— Start DATASET EXCERPT —

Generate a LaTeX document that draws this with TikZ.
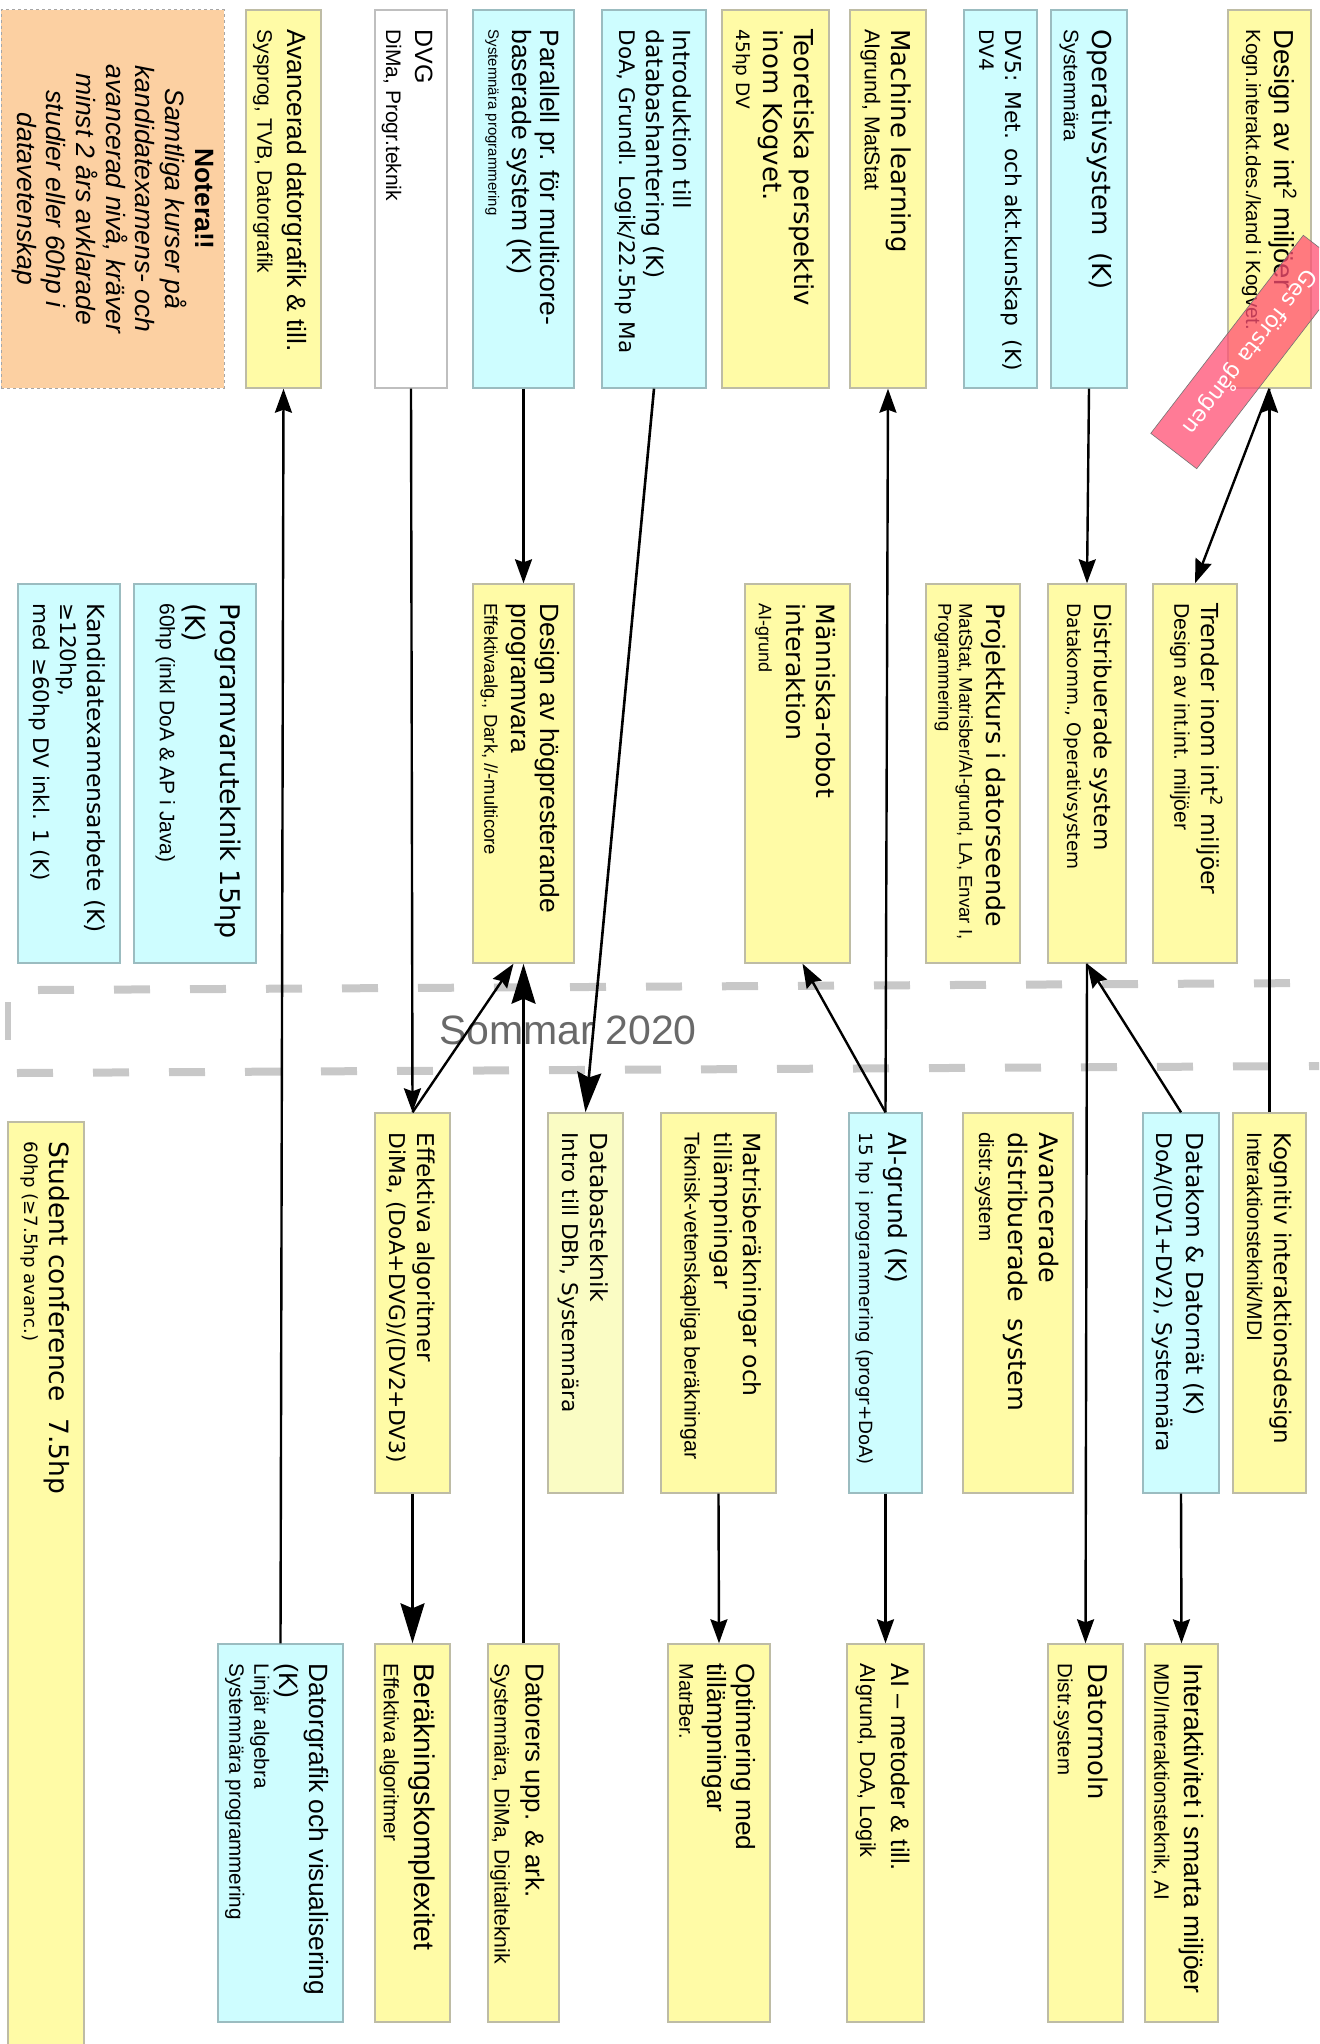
\documentclass[tikz,border=0pt]{standalone}
\usepackage{fontspec}
\setmainfont{DejaVu Sans}
\newfontfamily\ar{Liberation Sans}
\usetikzlibrary{arrows.meta,fit}
\newcommand\fs[2]{\fontsize{#1}{#2}\selectfont}
\newcommand\sa[1]{\ar\fontsize{#1}{#1}\selectfont}
\newcommand\sd[1]{\fontsize{#1}{#1}\selectfont}
\definecolor{cy}{RGB}{206,253,255}
\definecolor{ye}{RGB}{255,251,166}
\definecolor{ly}{RGB}{250,252,196}
\definecolor{pe}{RGB}{252,208,162}
\definecolor{ybd}{RGB}{190,188,165}
\definecolor{cbd}{RGB}{155,188,192}
\definecolor{dashgray}{RGB}{200,200,200}
\definecolor{banner}{RGB}{255,80,115}
\tikzset{
 cbox/.style={draw=cbd, fill=cy, line width=1.4pt, inner sep=0pt},
 ybox/.style={draw=ybd, fill=ye, line width=1.4pt, inner sep=0pt},
 lbox/.style={draw=ybd, fill=ly, line width=1.4pt, inner sep=0pt},
 wbox/.style={draw=black!25, fill=white, line width=1.4pt, inner sep=0pt},
 nbox/.style={draw=black!35, dashed, fill=pe, line width=1pt, inner sep=0pt},
 txt/.style={rotate=-90, anchor=north west, inner sep=0pt, align=left},
 arr/.style={line width=2.4pt, -{Stealth[length=24pt,width=17pt,inset=3pt]}},
 bigarr/.style={line width=2.6pt, -{Stealth[length=40pt,width=24pt,inset=5pt]}},
}
\newcommand\course[5]{%
  \node[#2, fit={#3}] (#1) {};
  \node[txt, font=#4] (#1-t) at ([shift={(-15,20)}]#1.north east) {#5};
}
\begin{document}
\begin{tikzpicture}[x=1pt,y=-1pt]
\useasboundingbox (0,0) rectangle (1319,2044);
\clip (0,0) rectangle (1319,2044);
\fill[white] (0,0) rectangle (1319,2044);

% summer band
\draw[dashgray, line width=8pt, dash pattern=on 36pt off 40pt] (38,990) -- (1319,983);
\draw[dashgray, line width=8pt, dash pattern=on 36pt off 40pt] (17,1073) -- (1319,1066);
\draw[dashgray, line width=6pt] (8,1002) -- (8,1040);
\node[font=\ar\fs{41}{41}, text={rgb,255:red,105;green,105;blue,105}, inner sep=0pt] (sommar) at (568,1030) {Sommar 2020};

% row 1
\node[nbox, fit={(1,10)(224,388)}] (noter) {};
\node[rotate=-90, align=center, inner sep=0pt, font=\ar\itshape\fs{26.5}{29.7}] (noter-t) at (noter.center)
 {{\bfseries\upshape Notera!!}\\Samtliga kurser på\\kandidatexamens- och\\avancerad nivå, kräver\\minst 2 års avklarade\\studier eller 60hp i\\datavetenskap};
\course{avdg}{ybox}{(246,10)(321,388)}{\ar\fs{26.4}{30}}{Avancerad datorgrafik \& till.\\\sa{21}Sysprog, TVB, Datorgrafik}
\course{dvg}{wbox}{(375,10)(447,388)}{\ar\fs{25}{29}}{DVG\\\sa{21}DiMa, Progr.teknik}
\course{par}{cbox}{(473,10)(574,388)}{\ar\fs{26.5}{27.5}}{Parallell pr. för multicore-\\baserade system (K)\\[-3pt]\sa{15}Systemnära programmering}
\course{intro}{cbox}{(602,10)(706,388)}{\fs{23.5}{27}}{Introduktion till\\databashantering (K)\\\sd{21.5}DoA, Grundl. Logik/22.5hp Ma}
\course{teor}{ybox}{(722,10)(829,388)}{\fs{26}{31.5}}{Teoretiska perspektiv\\inom Kogvet.\\[-4.5pt]\sd{18.5}45hp DV}
\course{ml}{ybox}{(850,10)(926,388)}{\fs{26}{30}}{Machine learning\\[-3pt]\sa{21.4}AIgrund, MatStat}
\course{dvfem}{cbox}{(964,10)(1037,388)}{\fs{21.8}{26}}{DV5: Met. och akt.kunskap\ \ (K)\\\sd{20}DV4}
\course{os}{cbox}{(1051,10)(1127,388)}{\fs{26}{30}}{Operativsystem\ \ (K)\\[-1pt]\sa{21}Systemnära}
\course{dint}{ybox}{(1228,10)(1311,388)}{\ar\fs{27.5}{31}}{Design av int\textsuperscript{2} miljöer\\[-3pt]\sa{20.5}Kogn.interakt.des./kand i Kogvet.}

% row 2
\course{kand}{cbox}{(18,584)(120,963)}{\fs{23.5}{27}}{Kandidatexamensarbete (K)\\\sd{21.5}≥120hp,\\\sd{21.5}med ≥60hp DV inkl. 1 (K)}
\course{prog}{cbox}{(134,584)(256,963)}{\fs{27}{35}}{Programvaruteknik 15hp\\(K)\\[-9pt]\sa{21}60hp (inkl DoA \& AP i Java)}
\course{dhp}{ybox}{(473,584)(574,963)}{\ar\fs{26.4}{29}}{Design av högpresterande\\programvara\\[-2pt]\sa{18.5}Effektivaalg., Dark, //-multicore}
\course{mrob}{ybox}{(745,584)(850,963)}{\fs{25.2}{30}}{Människa-robot\\interaktion\\[-2.5pt]\sa{18}AI-grund}
\course{proj}{ybox}{(926,584)(1020,963)}{\fs{25.3}{29}}{Projektkurs i datorseende\\[-2pt]\sa{18.6}MatStat, Matrisber/AI-grund, LA, Envar I,\\[-8pt]\sa{18.6}Programmering}
\course{dist}{ybox}{(1048,584)(1126,963)}{\fs{23}{27}}{Distribuerade system\\\sd{18.5}Datakomm., Operativsystem}
\course{trend}{ybox}{(1153,584)(1237,963)}{\fs{23.4}{27}}{Trender inom int\textsuperscript{2} miljöer\\\sa{21.2}Design av int.int. miljöer}

% row 3
\course{stud}{ybox}{(8,1122)(84,2050)}{\fs{26.5}{30}}{Student conference\ \ 7.5hp\\[-5pt]\sd{18.2}60hp (≥7.5hp avanc.)}
\course{effa}{ybox}{(375,1113)(450,1493)}{\fs{23.1}{27}}{Effektiva algoritmer\\[1.5pt]\sd{21.8}DiMa, (DoA+DVG)/(DV2+DV3)}
\course{dbt}{lbox}{(548,1113)(623,1493)}{\fs{23.4}{27}}{Databasteknik\\[1.5pt]\sd{21.7}Intro till DBh, Systemnära}
\course{matr}{ybox}{(661,1113)(776,1493)}{\fs{23.5}{29}}{Matrisberäkningar och\\tillämpningar\\[1pt]\sa{21.3}Teknisk-vetenskapliga beräkningar}
\course{aig}{cbox}{(849,1113)(922,1493)}{\fs{25}{29}}{AI-grund (K)\\\sd{18.2}15 hp i programmering (progr+DoA)}
\course{adist}{ybox}{(963,1113)(1073,1493)}{\fs{25.5}{31}}{Avancerade\\distribuerade\ \ system\\[-2pt]\sa{20.6}distr.system}
\course{dkom}{cbox}{(1143,1113)(1219,1493)}{\fs{23.4}{27}}{Datakom \& Datornät (K)\\[3pt]\sd{21.6}DoA/(DV1+DV2), Systemnära}
\course{kogn}{ybox}{(1233,1113)(1306,1493)}{\fs{22.9}{27}}{Kognitiv interaktionsdesign\\\sa{21.1}Interaktionsteknik/MDI}

% row 4
\course{dgv}{cbox}{(218,1644)(343,2022)}{\ar\fs{26.4}{30}}{Datorgrafik och visualisering\\(K)\\[-5pt]\sa{20.7}Linjär algebra\\[-5pt]\sa{20.7}Systemnära programmering}
\course{berk}{ybox}{(375,1644)(450,2022)}{\ar\fs{28.5}{32}}{Beräkningskomplexitet\\[-1pt]\sa{20.8}Effektiva algoritmer}
\course{dupp}{ybox}{(488,1644)(559,2022)}{\ar\fs{25.9}{30}}{Datorers upp. \& ark.\\[1pt]\sa{21.2}Systemnära, DiMa, Digitalteknik}
\course{opt}{ybox}{(668,1644)(770,2022)}{\ar\fs{26.3}{29}}{Optimering med\\tillämpningar\\[-1pt]\sa{20}MatrBer.}
\course{aim}{ybox}{(847,1644)(924,2022)}{\ar\fs{25.4}{30}}{AI – metoder \& till.\\[1pt]\sd{21.7}AIgrund, DoA, Logik}
\course{dmoln}{ybox}{(1048,1644)(1123,2022)}{\fs{25.9}{30}}{Datormoln\\[1pt]\sa{20.5}Distr.system}
\course{inter}{ybox}{(1145,1644)(1218,2022)}{\ar\fs{26.5}{30}}{Interaktivitet i smarta miljöer\\\sa{20.8}MDI/Interaktionsteknik, AI}

% connectors
\draw[arr] (dgv.north) -- (avdg.south);
\draw[arr] (dvg.south) -- (effa.north);
\draw[arr] (par.south) -- (dhp.north);
\draw[bigarr] (intro.south) -- (dbt.north);
\draw[bigarr] (dupp.north) -- (dhp.south);
\draw[arr] (effa.north) -- ([xshift=-10pt]dhp.south);
\draw[bigarr] (effa.south) -- (berk.north);
\draw[arr] (aig.north) -- (ml.south);
\draw[arr] (aig.north) -- ([xshift=5pt]mrob.south);
\draw[arr] (aig.south) -- (aim.north);
\draw[arr] (matr.south) -- (opt.north);
\draw[arr] (os.south) -- (dist.north);
\draw[arr] (dist.south) -- (dmoln.north);
\draw[arr] (dkom.north) -- (dist.south);
\draw[arr] (dkom.south) -- (inter.north);
\draw[arr] (kogn.north) -- (dint.south);
\draw[arr] (dint.south) -- (trend.north);

% banner
\node[draw=black!55, line width=0.6pt, fill=banner, fill opacity=0.75, text opacity=1, text=white,
      rotate=-127.6, minimum width=250pt, minimum height=58pt, inner sep=0pt, font=\fs{22}{22}]
      (ges) at (1250,352) {Ges första gången};
\end{tikzpicture}
\end{document}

— End DATASET EXCERPT —

* WORK INSTRUCTIONS:
Leave out the pictures and repeat exactly the lines from the start of the material through the line that contains "inner sep=0pt] (sommar)", both included.

* ANSWER IN FULL:
Generate a LaTeX document that draws this with TikZ.
\documentclass[tikz,border=0pt]{standalone}
\usepackage{fontspec}
\setmainfont{DejaVu Sans}
\newfontfamily\ar{Liberation Sans}
\usetikzlibrary{arrows.meta,fit}
\newcommand\fs[2]{\fontsize{#1}{#2}\selectfont}
\newcommand\sa[1]{\ar\fontsize{#1}{#1}\selectfont}
\newcommand\sd[1]{\fontsize{#1}{#1}\selectfont}
\definecolor{cy}{RGB}{206,253,255}
\definecolor{ye}{RGB}{255,251,166}
\definecolor{ly}{RGB}{250,252,196}
\definecolor{pe}{RGB}{252,208,162}
\definecolor{ybd}{RGB}{190,188,165}
\definecolor{cbd}{RGB}{155,188,192}
\definecolor{dashgray}{RGB}{200,200,200}
\definecolor{banner}{RGB}{255,80,115}
\tikzset{
 cbox/.style={draw=cbd, fill=cy, line width=1.4pt, inner sep=0pt},
 ybox/.style={draw=ybd, fill=ye, line width=1.4pt, inner sep=0pt},
 lbox/.style={draw=ybd, fill=ly, line width=1.4pt, inner sep=0pt},
 wbox/.style={draw=black!25, fill=white, line width=1.4pt, inner sep=0pt},
 nbox/.style={draw=black!35, dashed, fill=pe, line width=1pt, inner sep=0pt},
 txt/.style={rotate=-90, anchor=north west, inner sep=0pt, align=left},
 arr/.style={line width=2.4pt, -{Stealth[length=24pt,width=17pt,inset=3pt]}},
 bigarr/.style={line width=2.6pt, -{Stealth[length=40pt,width=24pt,inset=5pt]}},
}
\newcommand\course[5]{%
  \node[#2, fit={#3}] (#1) {};
  \node[txt, font=#4] (#1-t) at ([shift={(-15,20)}]#1.north east) {#5};
}
\begin{document}
\begin{tikzpicture}[x=1pt,y=-1pt]
\useasboundingbox (0,0) rectangle (1319,2044);
\clip (0,0) rectangle (1319,2044);
\fill[white] (0,0) rectangle (1319,2044);

% summer band
\draw[dashgray, line width=8pt, dash pattern=on 36pt off 40pt] (38,990) -- (1319,983);
\draw[dashgray, line width=8pt, dash pattern=on 36pt off 40pt] (17,1073) -- (1319,1066);
\draw[dashgray, line width=6pt] (8,1002) -- (8,1040);
\node[font=\ar\fs{41}{41}, text={rgb,255:red,105;green,105;blue,105}, inner sep=0pt] (sommar) at (568,1030) {Sommar 2020};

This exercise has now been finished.